1
votes

The following code is giving me a fatal local stack overflow error (after all solutions are found, instead of "no"), and I don't understand why. I'm pretty sure that it has something to do with the range predicate, since if I replace it with a list, I don't have the issue, but I don't understand how it's causing an overflow.

nqueens(N,X) :-
  pattern(N,X),range(N,Yrange),legal(Yrange,X).

nocheck(_, []).
nocheck(X/Y, [X1/Y1 | Rest]) :-
  Y =\= Y1,
  abs(Y1-Y) =\= abs(X1-X),
  nocheck(X/Y, Rest).

legal(_,[]).
legal(Yrange,[X/Y | Rest]) :-
  legal(Yrange,Rest),
  member(Y,Yrange),
  nocheck(X/Y, Rest).

pattern(1,[1/_]).
pattern(N,[N/_|T]) :- N1 is N-1,pattern(N1,T).

range(1,[1]).
range(N,[N|T]) :- N1 is N-1,range(N1,T).
1
It generally means that your end condition is never met, and that you should use the trace command, followed by your actual query, to step through what is actually happening.
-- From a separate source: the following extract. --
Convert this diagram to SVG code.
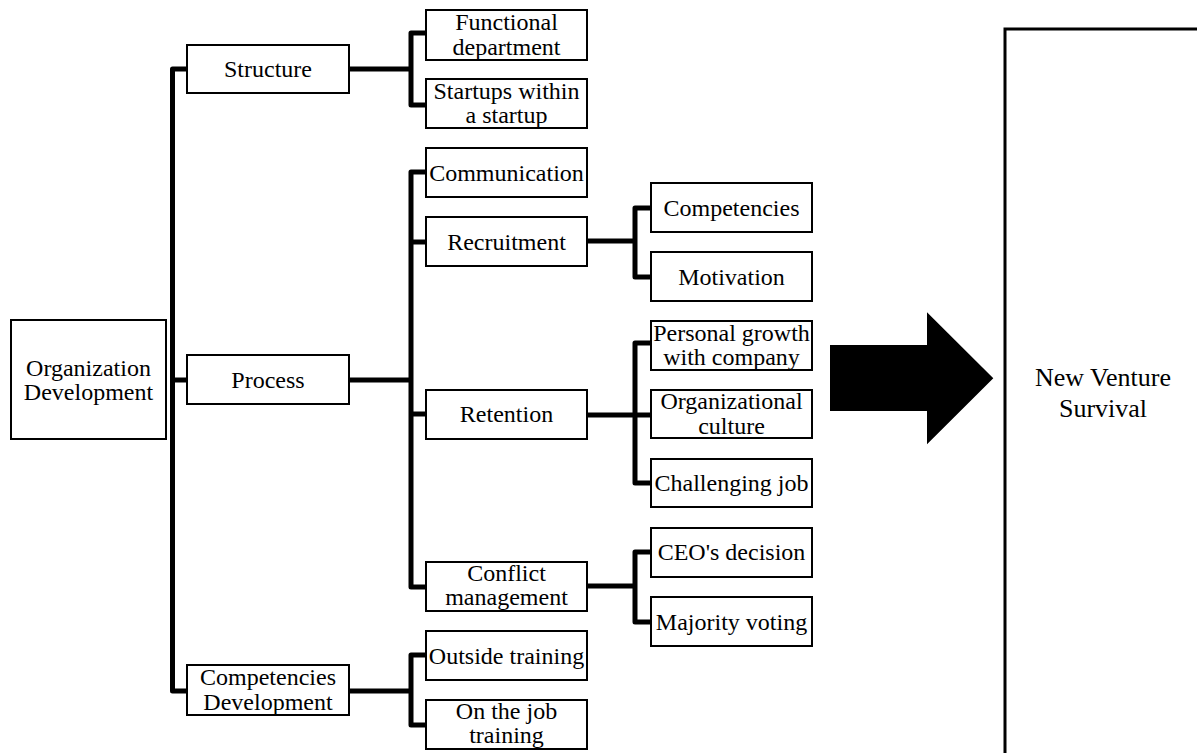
<svg xmlns="http://www.w3.org/2000/svg" width="1197" height="753" viewBox="0 0 1197 753" font-family="'Liberation Serif', 'DejaVu Serif', serif">
<style>
  .box { fill: #fff; stroke: #000; stroke-width: 2; }
  text { font-family: 'Liberation Serif', 'DejaVu Serif', serif; font-size: 24px; text-anchor: middle; fill: #000; }
  .big { font-size: 26px; }
  .c { fill: none; stroke: #000; stroke-width: 5; stroke-linejoin: round; stroke-linecap: butt; }
</style>
<rect width="1197" height="753" fill="#fff"/>
<g id="connectors">
  <path class="c" d="M187,69 H172.5 V691 H187"/>
  <path class="c" d="M172.5,380 H187"/>
  <path class="c" d="M349,69 H411"/>
  <path class="c" d="M426,33 H411 V105 H426"/>
  <path class="c" d="M349,380 H411"/>
  <path class="c" d="M426,172 H411 V587 H426"/>
  <path class="c" d="M411,242 H426"/>
  <path class="c" d="M411,414 H426"/>
  <path class="c" d="M349,691 H411"/>
  <path class="c" d="M426,655 H411 V725 H426"/>
  <path class="c" d="M587,241 H635"/>
  <path class="c" d="M651,208 H635 V277 H651"/>
  <path class="c" d="M587,415 H651"/>
  <path class="c" d="M651,343 H635 V483 H651"/>
  <path class="c" d="M587,586 H635"/>
  <path class="c" d="M651,552 H635 V622 H651"/>
</g>
<g id="org">
  <rect class="box" x="11" y="320" width="155" height="119"/>
  <text x="88.5" y="375.5">Organization</text>
  <text x="88.5" y="400">Development</text>
</g>
<g id="structure">
  <rect class="box" x="187" y="45" width="162" height="48"/>
  <text x="268" y="77">Structure</text>
</g>
<g id="process">
  <rect class="box" x="187" y="355" width="162" height="49"/>
  <text x="268" y="387.5">Process</text>
</g>
<g id="compdev">
  <rect class="box" x="187" y="665" width="162" height="50"/>
  <text x="268" y="685">Competencies</text>
  <text x="268" y="709.5">Development</text>
</g>
<g id="functional">
  <rect class="box" x="426" y="10" width="161" height="50"/>
  <text x="506.5" y="30">Functional</text>
  <text x="506.5" y="54.5">department</text>
</g>
<g id="startups">
  <rect class="box" x="426" y="79" width="161" height="49"/>
  <text x="506.5" y="98.5">Startups within</text>
  <text x="506.5" y="123">a startup</text>
</g>
<g id="communication">
  <rect class="box" x="426" y="148" width="161" height="49"/>
  <text x="506.5" y="180.5">Communication</text>
</g>
<g id="recruitment">
  <rect class="box" x="426" y="217" width="161" height="49"/>
  <text x="506.5" y="249.5">Recruitment</text>
</g>
<g id="retention">
  <rect class="box" x="426" y="390" width="161" height="49"/>
  <text x="506.5" y="422">Retention</text>
</g>
<g id="conflict">
  <rect class="box" x="426" y="562" width="161" height="49"/>
  <text x="506.5" y="581">Conflict</text>
  <text x="506.5" y="605">management</text>
</g>
<g id="outside">
  <rect class="box" x="426" y="631" width="161" height="49"/>
  <text x="506.5" y="663.5">Outside training</text>
</g>
<g id="onthejob">
  <rect class="box" x="426" y="700" width="161" height="49"/>
  <text x="506.5" y="718.5">On the job</text>
  <text x="506.5" y="743">training</text>
</g>
<g id="competencies">
  <rect class="box" x="651" y="183" width="161" height="49"/>
  <text x="731.5" y="215.5">Competencies</text>
</g>
<g id="motivation">
  <rect class="box" x="651" y="252" width="161" height="49"/>
  <text x="731.5" y="284.5">Motivation</text>
</g>
<g id="personal">
  <rect class="box" x="651" y="321" width="161" height="49"/>
  <text x="731.5" y="340.5">Personal growth</text>
  <text x="731.5" y="365">with company</text>
</g>
<g id="culture">
  <rect class="box" x="651" y="390" width="161" height="48"/>
  <text x="731.5" y="409">Organizational</text>
  <text x="731.5" y="433.5">culture</text>
</g>
<g id="challenging">
  <rect class="box" x="651" y="459" width="161" height="48"/>
  <text x="731.5" y="491">Challenging job</text>
</g>
<g id="ceo">
  <rect class="box" x="651" y="528" width="161" height="49"/>
  <text x="731.5" y="560">CEO's decision</text>
</g>
<g id="majority">
  <rect class="box" x="651" y="597" width="161" height="49"/>
  <text x="731.5" y="629.5">Majority voting</text>
</g>
<g id="arrow">
  <polygon points="830,345 927,345 927,312.3 993.3,378.3 927,444.3 927,411 830,411" fill="#000"/>
</g>
<g id="survival">
  <rect x="1005" y="29" width="260" height="800" fill="none" stroke="#000" stroke-width="3"/>
  <text class="big" x="1103" y="385.7">New Venture</text>
  <text class="big" x="1103" y="416.7">Survival</text>
</g>
</svg>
You should add what you're actually trying to achieve with your program to the question, as Prolog is goal-oriented and without specifying what you want to achieve, we can only guess. - G_V
You need a N > 1 condition in the second clause of your range/2 predicate. - lurker

1 Answers

1
votes

When N in range/2 becomes 1, the following clause should not be left for eventual further processing (that will happen on backtracking), since it will become negative and the recursion will not stop anymore. You can either test for positiveness in the second clause

range(N,[N|T]) :- N>0,N1 is N-1,range(N1,T).

or - I think - just cut after the first one

range(1,[1]) :- !.

Another possibility would be to make the predicate deterministic at call point:

nqueens(N,X) :-
  pattern(N,X),once(range(N,Yrange)),legal(Yrange,X).